Your goal:
Extract the whole listing as it stands. Do not include the pictures.

Given data:
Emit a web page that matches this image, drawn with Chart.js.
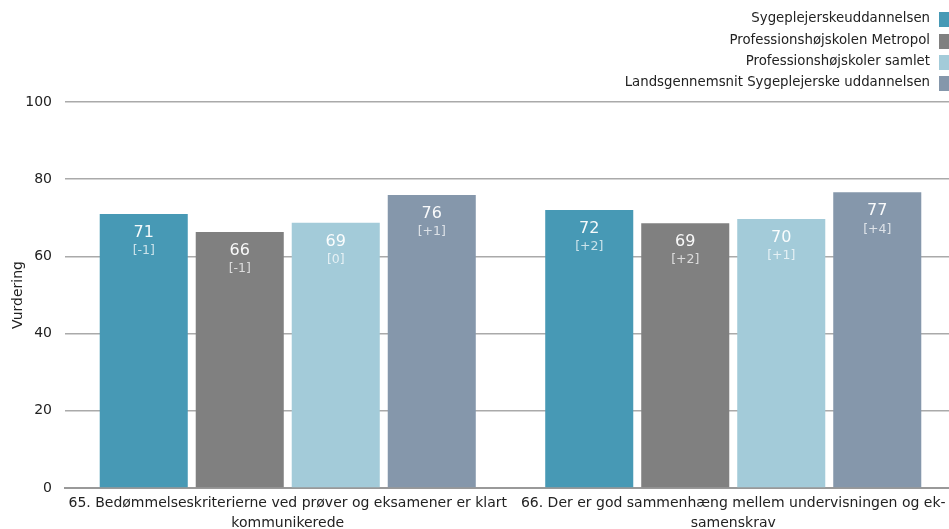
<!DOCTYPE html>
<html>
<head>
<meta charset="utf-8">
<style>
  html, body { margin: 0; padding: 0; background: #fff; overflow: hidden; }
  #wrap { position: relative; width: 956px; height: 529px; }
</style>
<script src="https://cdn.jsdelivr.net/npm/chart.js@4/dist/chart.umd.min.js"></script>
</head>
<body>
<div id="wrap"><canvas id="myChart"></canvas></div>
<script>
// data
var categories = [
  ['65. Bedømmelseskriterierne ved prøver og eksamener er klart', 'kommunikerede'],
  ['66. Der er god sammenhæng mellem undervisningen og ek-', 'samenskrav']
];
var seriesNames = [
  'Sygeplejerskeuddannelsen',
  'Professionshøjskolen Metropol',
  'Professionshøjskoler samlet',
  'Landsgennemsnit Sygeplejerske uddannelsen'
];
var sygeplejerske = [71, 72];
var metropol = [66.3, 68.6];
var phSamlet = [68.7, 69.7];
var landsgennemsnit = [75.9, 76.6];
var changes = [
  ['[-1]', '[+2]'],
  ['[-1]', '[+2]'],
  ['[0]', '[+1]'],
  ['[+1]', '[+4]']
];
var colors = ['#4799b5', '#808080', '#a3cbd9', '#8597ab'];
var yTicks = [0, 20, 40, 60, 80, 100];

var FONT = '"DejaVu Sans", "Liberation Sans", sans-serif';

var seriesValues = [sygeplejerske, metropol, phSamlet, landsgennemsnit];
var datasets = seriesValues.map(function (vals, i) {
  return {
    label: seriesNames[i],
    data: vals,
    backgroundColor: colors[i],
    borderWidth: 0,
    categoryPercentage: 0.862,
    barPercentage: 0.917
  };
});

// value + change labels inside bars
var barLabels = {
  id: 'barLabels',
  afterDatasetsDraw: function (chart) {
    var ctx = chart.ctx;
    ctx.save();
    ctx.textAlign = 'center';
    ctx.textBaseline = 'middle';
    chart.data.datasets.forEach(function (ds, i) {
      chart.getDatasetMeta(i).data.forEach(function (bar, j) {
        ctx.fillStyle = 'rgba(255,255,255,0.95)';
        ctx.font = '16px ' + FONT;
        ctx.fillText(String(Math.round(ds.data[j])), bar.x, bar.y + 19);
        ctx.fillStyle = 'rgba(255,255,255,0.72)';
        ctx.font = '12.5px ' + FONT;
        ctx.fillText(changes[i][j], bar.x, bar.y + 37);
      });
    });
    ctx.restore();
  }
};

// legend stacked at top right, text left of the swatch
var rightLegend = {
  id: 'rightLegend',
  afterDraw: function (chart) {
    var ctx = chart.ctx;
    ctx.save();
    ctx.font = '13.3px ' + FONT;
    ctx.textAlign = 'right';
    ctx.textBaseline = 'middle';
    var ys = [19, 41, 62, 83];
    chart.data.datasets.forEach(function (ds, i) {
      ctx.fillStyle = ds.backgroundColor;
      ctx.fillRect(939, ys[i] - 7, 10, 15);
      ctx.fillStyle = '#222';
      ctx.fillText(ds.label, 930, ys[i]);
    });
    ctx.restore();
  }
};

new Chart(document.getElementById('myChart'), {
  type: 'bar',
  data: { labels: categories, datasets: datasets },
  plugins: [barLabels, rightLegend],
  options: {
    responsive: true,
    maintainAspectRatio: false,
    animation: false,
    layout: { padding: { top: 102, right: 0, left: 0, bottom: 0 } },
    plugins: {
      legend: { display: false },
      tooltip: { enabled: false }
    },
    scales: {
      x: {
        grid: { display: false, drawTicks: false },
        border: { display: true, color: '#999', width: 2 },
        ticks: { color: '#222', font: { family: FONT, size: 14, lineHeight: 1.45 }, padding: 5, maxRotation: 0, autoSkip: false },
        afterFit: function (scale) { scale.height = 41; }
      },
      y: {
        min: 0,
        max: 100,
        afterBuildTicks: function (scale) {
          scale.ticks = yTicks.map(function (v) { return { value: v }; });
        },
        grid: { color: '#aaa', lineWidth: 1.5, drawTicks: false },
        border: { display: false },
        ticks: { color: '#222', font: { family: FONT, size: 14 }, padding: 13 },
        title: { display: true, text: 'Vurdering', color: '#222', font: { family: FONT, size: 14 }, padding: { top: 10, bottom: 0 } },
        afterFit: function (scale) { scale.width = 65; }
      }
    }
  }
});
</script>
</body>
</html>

Result of this task:
Emit a web page that matches this image, drawn with Chart.js.
<!DOCTYPE html>
<html>
<head>
<meta charset="utf-8">
<style>
  html, body { margin: 0; padding: 0; background: #fff; overflow: hidden; }
  #wrap { position: relative; width: 956px; height: 529px; }
</style>
<script src="https://cdn.jsdelivr.net/npm/chart.js@4/dist/chart.umd.min.js"></script>
</head>
<body>
<div id="wrap"><canvas id="myChart"></canvas></div>
<script>
// data
var categories = [
  ['65. Bedømmelseskriterierne ved prøver og eksamener er klart', 'kommunikerede'],
  ['66. Der er god sammenhæng mellem undervisningen og ek-', 'samenskrav']
];
var seriesNames = [
  'Sygeplejerskeuddannelsen',
  'Professionshøjskolen Metropol',
  'Professionshøjskoler samlet',
  'Landsgennemsnit Sygeplejerske uddannelsen'
];
var sygeplejerske = [71, 72];
var metropol = [66.3, 68.6];
var phSamlet = [68.7, 69.7];
var landsgennemsnit = [75.9, 76.6];
var changes = [
  ['[-1]', '[+2]'],
  ['[-1]', '[+2]'],
  ['[0]', '[+1]'],
  ['[+1]', '[+4]']
];
var colors = ['#4799b5', '#808080', '#a3cbd9', '#8597ab'];
var yTicks = [0, 20, 40, 60, 80, 100];

var FONT = '"DejaVu Sans", "Liberation Sans", sans-serif';

var seriesValues = [sygeplejerske, metropol, phSamlet, landsgennemsnit];
var datasets = seriesValues.map(function (vals, i) {
  return {
    label: seriesNames[i],
    data: vals,
    backgroundColor: colors[i],
    borderWidth: 0,
    categoryPercentage: 0.862,
    barPercentage: 0.917
  };
});

// value + change labels inside bars
var barLabels = {
  id: 'barLabels',
  afterDatasetsDraw: function (chart) {
    var ctx = chart.ctx;
    ctx.save();
    ctx.textAlign = 'center';
    ctx.textBaseline = 'middle';
    chart.data.datasets.forEach(function (ds, i) {
      chart.getDatasetMeta(i).data.forEach(function (bar, j) {
        ctx.fillStyle = 'rgba(255,255,255,0.95)';
        ctx.font = '16px ' + FONT;
        ctx.fillText(String(Math.round(ds.data[j])), bar.x, bar.y + 19);
        ctx.fillStyle = 'rgba(255,255,255,0.72)';
        ctx.font = '12.5px ' + FONT;
        ctx.fillText(changes[i][j], bar.x, bar.y + 37);
      });
    });
    ctx.restore();
  }
};

// legend stacked at top right, text left of the swatch
var rightLegend = {
  id: 'rightLegend',
  afterDraw: function (chart) {
    var ctx = chart.ctx;
    ctx.save();
    ctx.font = '13.3px ' + FONT;
    ctx.textAlign = 'right';
    ctx.textBaseline = 'middle';
    var ys = [19, 41, 62, 83];
    chart.data.datasets.forEach(function (ds, i) {
      ctx.fillStyle = ds.backgroundColor;
      ctx.fillRect(939, ys[i] - 7, 10, 15);
      ctx.fillStyle = '#222';
      ctx.fillText(ds.label, 930, ys[i]);
    });
    ctx.restore();
  }
};

new Chart(document.getElementById('myChart'), {
  type: 'bar',
  data: { labels: categories, datasets: datasets },
  plugins: [barLabels, rightLegend],
  options: {
    responsive: true,
    maintainAspectRatio: false,
    animation: false,
    layout: { padding: { top: 102, right: 0, left: 0, bottom: 0 } },
    plugins: {
      legend: { display: false },
      tooltip: { enabled: false }
    },
    scales: {
      x: {
        grid: { display: false, drawTicks: false },
        border: { display: true, color: '#999', width: 2 },
        ticks: { color: '#222', font: { family: FONT, size: 14, lineHeight: 1.45 }, padding: 5, maxRotation: 0, autoSkip: false },
        afterFit: function (scale) { scale.height = 41; }
      },
      y: {
        min: 0,
        max: 100,
        afterBuildTicks: function (scale) {
          scale.ticks = yTicks.map(function (v) { return { value: v }; });
        },
        grid: { color: '#aaa', lineWidth: 1.5, drawTicks: false },
        border: { display: false },
        ticks: { color: '#222', font: { family: FONT, size: 14 }, padding: 13 },
        title: { display: true, text: 'Vurdering', color: '#222', font: { family: FONT, size: 14 }, padding: { top: 10, bottom: 0 } },
        afterFit: function (scale) { scale.width = 65; }
      }
    }
  }
});
</script>
</body>
</html>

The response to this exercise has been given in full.